> MATERIAL
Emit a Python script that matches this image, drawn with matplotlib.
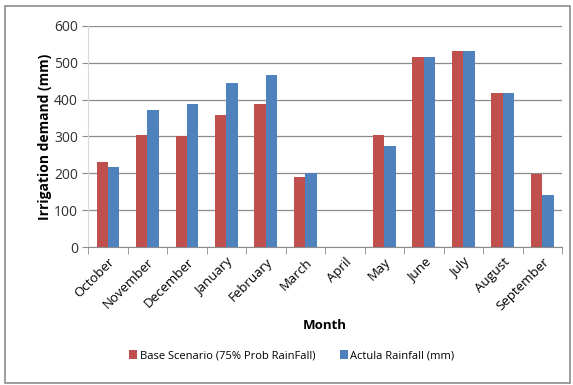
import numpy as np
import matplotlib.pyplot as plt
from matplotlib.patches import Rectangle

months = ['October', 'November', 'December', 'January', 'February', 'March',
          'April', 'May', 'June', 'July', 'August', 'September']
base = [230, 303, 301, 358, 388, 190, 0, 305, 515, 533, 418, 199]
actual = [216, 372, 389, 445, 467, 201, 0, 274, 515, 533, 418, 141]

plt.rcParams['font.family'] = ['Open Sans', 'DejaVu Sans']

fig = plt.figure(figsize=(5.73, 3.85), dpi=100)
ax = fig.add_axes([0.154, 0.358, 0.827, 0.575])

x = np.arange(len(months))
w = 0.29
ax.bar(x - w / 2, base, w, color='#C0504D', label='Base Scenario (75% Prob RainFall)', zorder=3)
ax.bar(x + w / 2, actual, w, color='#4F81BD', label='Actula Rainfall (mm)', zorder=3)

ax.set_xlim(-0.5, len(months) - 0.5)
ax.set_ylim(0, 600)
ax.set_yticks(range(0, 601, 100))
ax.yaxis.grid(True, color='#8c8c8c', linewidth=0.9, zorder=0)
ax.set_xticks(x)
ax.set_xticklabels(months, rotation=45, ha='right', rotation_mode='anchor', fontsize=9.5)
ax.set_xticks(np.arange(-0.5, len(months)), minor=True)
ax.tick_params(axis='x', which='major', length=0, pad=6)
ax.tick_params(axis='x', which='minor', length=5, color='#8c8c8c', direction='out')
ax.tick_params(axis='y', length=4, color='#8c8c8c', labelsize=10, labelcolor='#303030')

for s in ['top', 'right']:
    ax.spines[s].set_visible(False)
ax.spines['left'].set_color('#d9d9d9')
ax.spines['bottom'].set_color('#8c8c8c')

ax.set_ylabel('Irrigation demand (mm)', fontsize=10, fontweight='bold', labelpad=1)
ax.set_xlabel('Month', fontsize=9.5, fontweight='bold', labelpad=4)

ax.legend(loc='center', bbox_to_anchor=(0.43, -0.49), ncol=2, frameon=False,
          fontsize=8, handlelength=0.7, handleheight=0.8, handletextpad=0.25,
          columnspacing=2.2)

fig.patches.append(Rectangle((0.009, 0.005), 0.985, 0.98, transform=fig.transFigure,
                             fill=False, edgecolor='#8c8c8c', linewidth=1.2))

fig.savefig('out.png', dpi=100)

> PROMPT
Find each line holding the word "matplotlib" and copy it.

> EXPECTED ANSWER
Emit a Python script that matches this image, drawn with matplotlib.
import matplotlib.pyplot as plt
from matplotlib.patches import Rectangle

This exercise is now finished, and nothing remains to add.